▶ TASK TO CARRY OUT:
Extract, in full, the lines below, beginning at the first and ending with the line that contains "['#62a8ff', '#df2c37', '#fff28c', '#4ee35a', '#6a0fff'];". Pictures do not belong in the copy.

- - -

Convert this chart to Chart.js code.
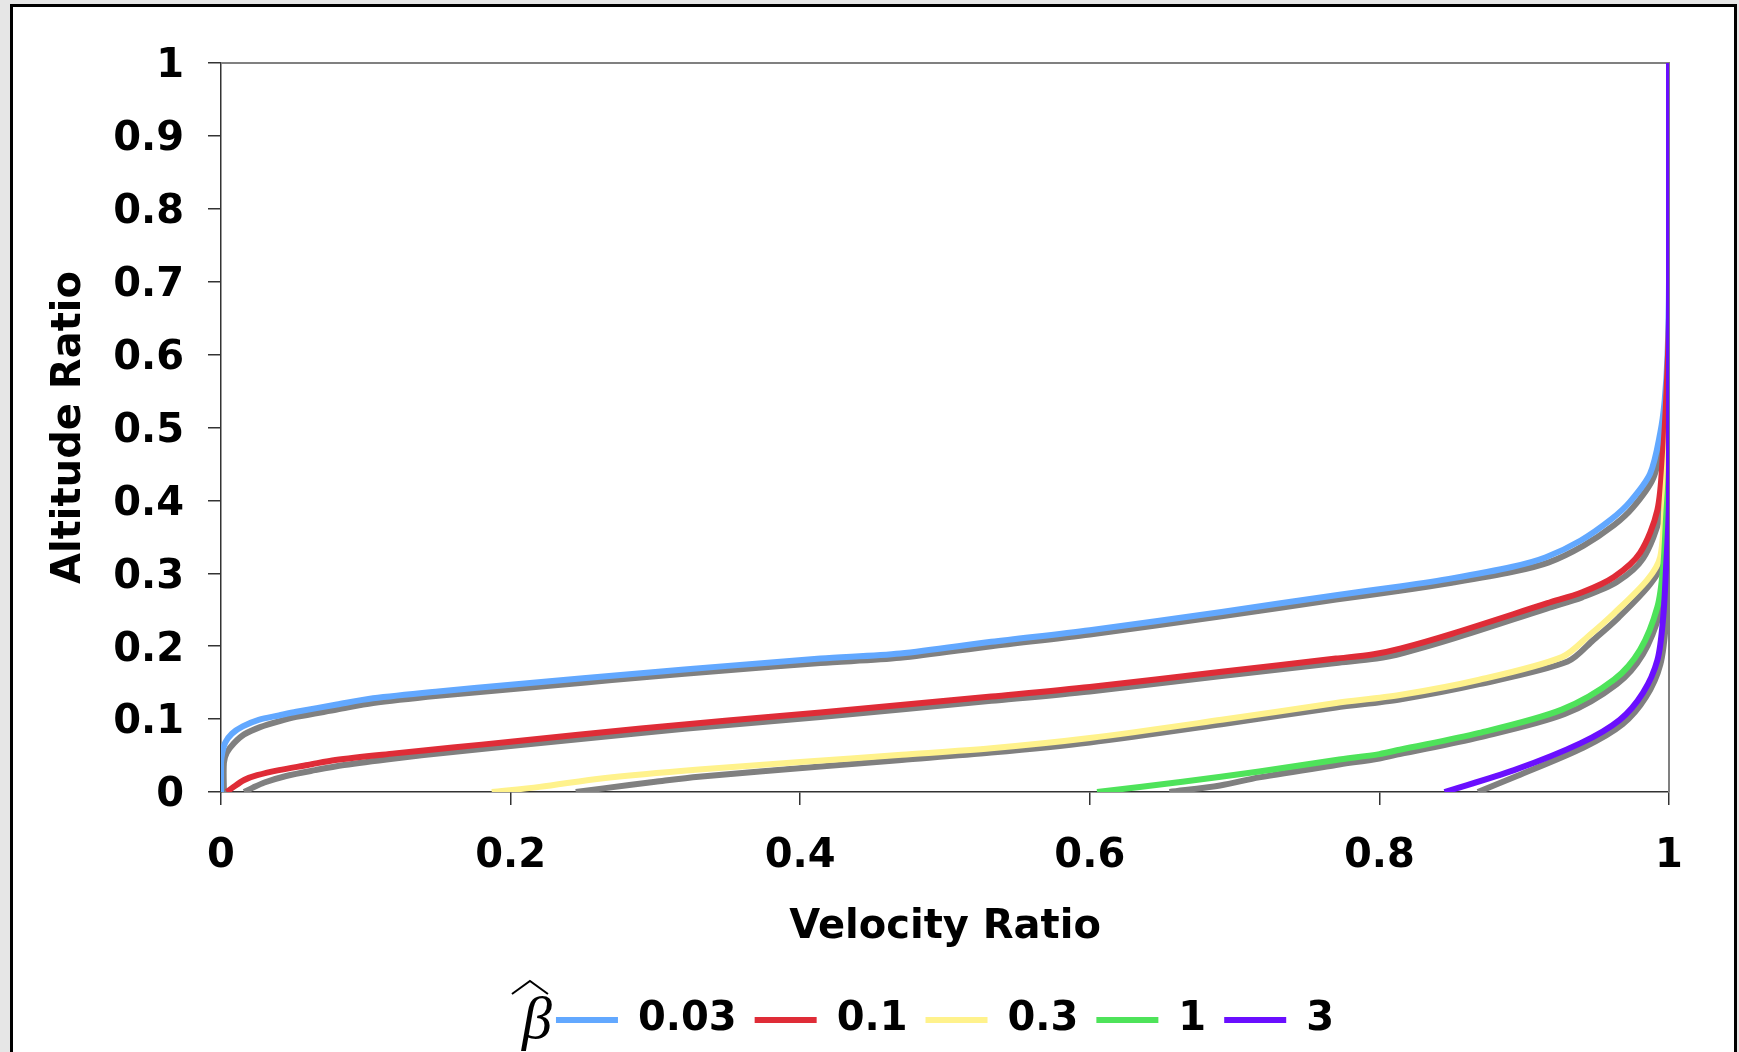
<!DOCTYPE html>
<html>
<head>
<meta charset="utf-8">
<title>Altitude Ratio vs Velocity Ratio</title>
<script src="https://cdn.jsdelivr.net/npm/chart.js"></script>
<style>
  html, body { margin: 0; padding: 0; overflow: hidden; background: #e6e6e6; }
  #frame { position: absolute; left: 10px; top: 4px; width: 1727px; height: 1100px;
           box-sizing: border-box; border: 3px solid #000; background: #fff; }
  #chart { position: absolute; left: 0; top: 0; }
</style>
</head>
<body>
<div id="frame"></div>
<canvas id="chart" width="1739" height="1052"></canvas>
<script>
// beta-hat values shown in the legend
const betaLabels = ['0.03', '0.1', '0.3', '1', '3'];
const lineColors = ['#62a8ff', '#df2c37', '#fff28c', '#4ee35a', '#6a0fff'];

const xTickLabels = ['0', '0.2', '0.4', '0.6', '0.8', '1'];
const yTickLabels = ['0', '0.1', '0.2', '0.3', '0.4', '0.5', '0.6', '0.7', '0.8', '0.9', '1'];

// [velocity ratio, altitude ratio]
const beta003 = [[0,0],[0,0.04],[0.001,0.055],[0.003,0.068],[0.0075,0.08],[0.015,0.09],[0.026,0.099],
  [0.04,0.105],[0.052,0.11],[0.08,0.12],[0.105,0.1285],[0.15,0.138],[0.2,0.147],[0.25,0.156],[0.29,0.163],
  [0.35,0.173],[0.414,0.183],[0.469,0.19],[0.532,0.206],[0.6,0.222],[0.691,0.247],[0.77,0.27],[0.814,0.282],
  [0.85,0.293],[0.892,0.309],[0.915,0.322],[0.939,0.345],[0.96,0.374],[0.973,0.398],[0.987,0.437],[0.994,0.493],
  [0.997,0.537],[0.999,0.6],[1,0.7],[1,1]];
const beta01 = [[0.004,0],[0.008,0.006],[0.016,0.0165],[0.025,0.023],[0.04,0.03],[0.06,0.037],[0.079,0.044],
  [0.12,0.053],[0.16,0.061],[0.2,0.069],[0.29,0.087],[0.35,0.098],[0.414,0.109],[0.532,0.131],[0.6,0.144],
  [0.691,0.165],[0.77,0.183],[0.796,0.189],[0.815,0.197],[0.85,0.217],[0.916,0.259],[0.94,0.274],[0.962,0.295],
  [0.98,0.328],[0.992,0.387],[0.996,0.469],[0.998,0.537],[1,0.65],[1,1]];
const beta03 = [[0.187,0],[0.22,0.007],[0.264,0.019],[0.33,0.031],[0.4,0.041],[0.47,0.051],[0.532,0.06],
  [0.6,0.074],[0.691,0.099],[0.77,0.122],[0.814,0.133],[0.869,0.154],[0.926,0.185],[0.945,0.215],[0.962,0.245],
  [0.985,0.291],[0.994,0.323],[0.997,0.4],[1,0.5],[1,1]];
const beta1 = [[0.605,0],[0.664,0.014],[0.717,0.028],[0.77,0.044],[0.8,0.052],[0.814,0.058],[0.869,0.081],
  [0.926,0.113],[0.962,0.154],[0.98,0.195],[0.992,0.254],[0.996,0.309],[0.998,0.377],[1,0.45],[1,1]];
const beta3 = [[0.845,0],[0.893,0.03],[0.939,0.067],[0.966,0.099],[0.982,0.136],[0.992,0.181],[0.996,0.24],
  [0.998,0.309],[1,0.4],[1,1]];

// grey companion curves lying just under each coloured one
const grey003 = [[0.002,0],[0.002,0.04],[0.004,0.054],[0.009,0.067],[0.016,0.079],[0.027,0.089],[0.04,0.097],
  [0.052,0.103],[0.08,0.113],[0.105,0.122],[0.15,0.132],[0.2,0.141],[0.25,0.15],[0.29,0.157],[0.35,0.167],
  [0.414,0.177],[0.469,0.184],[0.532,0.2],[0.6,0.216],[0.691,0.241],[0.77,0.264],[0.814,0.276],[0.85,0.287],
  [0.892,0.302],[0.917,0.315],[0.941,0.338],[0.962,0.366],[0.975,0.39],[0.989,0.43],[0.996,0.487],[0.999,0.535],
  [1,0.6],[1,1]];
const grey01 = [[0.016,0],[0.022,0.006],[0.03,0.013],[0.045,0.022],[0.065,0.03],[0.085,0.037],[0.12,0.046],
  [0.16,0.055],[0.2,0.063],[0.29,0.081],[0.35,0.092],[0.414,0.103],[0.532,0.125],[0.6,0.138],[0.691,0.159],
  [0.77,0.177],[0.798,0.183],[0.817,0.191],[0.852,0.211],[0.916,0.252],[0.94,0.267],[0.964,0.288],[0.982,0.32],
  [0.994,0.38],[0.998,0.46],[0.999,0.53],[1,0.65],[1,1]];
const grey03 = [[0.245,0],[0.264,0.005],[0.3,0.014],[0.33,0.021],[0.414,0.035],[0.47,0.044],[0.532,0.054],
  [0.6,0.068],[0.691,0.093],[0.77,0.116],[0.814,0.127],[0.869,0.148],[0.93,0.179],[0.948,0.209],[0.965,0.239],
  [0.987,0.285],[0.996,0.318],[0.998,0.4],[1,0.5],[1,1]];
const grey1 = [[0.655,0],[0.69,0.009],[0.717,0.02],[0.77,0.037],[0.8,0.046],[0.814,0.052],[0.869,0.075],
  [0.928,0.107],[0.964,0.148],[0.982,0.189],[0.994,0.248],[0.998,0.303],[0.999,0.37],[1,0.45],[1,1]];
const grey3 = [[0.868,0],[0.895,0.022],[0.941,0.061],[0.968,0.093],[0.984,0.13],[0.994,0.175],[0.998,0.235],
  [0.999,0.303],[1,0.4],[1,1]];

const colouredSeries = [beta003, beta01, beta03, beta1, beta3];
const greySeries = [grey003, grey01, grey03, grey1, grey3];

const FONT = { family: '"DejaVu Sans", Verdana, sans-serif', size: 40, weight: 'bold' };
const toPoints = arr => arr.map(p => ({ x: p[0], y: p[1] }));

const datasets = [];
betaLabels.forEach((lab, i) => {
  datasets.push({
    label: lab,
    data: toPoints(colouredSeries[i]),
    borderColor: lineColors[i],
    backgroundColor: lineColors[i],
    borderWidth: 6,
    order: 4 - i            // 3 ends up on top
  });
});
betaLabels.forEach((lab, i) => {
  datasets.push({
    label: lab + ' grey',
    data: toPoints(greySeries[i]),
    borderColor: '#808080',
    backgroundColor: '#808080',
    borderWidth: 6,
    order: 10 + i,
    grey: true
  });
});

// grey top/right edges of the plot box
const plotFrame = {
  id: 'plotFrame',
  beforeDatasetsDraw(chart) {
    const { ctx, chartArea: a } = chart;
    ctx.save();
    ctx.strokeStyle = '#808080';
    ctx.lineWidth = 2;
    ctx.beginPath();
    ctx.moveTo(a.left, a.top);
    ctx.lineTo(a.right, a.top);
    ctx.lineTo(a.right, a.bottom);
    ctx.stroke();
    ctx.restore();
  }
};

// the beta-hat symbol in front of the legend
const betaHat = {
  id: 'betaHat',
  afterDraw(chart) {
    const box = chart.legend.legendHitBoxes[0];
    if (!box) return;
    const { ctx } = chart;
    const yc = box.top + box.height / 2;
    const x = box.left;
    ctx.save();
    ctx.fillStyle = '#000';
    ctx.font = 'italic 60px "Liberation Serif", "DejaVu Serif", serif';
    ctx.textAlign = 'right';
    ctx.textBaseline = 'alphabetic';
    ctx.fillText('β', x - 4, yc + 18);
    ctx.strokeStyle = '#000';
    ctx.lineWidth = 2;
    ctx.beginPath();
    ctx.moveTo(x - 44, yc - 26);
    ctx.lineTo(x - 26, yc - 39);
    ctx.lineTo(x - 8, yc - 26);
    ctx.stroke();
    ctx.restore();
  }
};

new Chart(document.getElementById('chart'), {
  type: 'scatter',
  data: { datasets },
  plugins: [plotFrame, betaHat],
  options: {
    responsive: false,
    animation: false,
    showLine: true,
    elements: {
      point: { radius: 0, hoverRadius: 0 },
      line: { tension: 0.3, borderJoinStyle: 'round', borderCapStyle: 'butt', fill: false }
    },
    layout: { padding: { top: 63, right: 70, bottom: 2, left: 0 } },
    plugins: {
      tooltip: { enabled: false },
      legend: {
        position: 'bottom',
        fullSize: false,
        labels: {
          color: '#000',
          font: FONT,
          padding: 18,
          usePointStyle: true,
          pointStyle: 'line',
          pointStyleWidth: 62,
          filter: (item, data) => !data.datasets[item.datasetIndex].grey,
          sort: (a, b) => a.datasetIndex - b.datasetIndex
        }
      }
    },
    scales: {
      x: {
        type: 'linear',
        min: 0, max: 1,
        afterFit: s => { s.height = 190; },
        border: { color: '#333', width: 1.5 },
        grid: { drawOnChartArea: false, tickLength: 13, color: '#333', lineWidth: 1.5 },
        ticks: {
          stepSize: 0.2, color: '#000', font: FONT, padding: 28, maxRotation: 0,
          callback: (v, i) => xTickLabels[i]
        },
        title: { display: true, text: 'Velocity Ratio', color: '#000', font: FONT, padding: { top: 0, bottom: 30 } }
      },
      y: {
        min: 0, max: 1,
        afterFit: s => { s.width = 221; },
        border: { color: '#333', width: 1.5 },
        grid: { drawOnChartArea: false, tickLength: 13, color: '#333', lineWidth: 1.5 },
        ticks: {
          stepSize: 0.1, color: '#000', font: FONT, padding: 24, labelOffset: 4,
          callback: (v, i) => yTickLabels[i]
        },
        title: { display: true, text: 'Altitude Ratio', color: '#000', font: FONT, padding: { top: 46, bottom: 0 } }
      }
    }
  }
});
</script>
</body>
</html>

- - -

▶ FULL OUTPUT:
Convert this chart to Chart.js code.
<!DOCTYPE html>
<html>
<head>
<meta charset="utf-8">
<title>Altitude Ratio vs Velocity Ratio</title>
<script src="https://cdn.jsdelivr.net/npm/chart.js"></script>
<style>
  html, body { margin: 0; padding: 0; overflow: hidden; background: #e6e6e6; }
  #frame { position: absolute; left: 10px; top: 4px; width: 1727px; height: 1100px;
           box-sizing: border-box; border: 3px solid #000; background: #fff; }
  #chart { position: absolute; left: 0; top: 0; }
</style>
</head>
<body>
<div id="frame"></div>
<canvas id="chart" width="1739" height="1052"></canvas>
<script>
// beta-hat values shown in the legend
const betaLabels = ['0.03', '0.1', '0.3', '1', '3'];
const lineColors = ['#62a8ff', '#df2c37', '#fff28c', '#4ee35a', '#6a0fff'];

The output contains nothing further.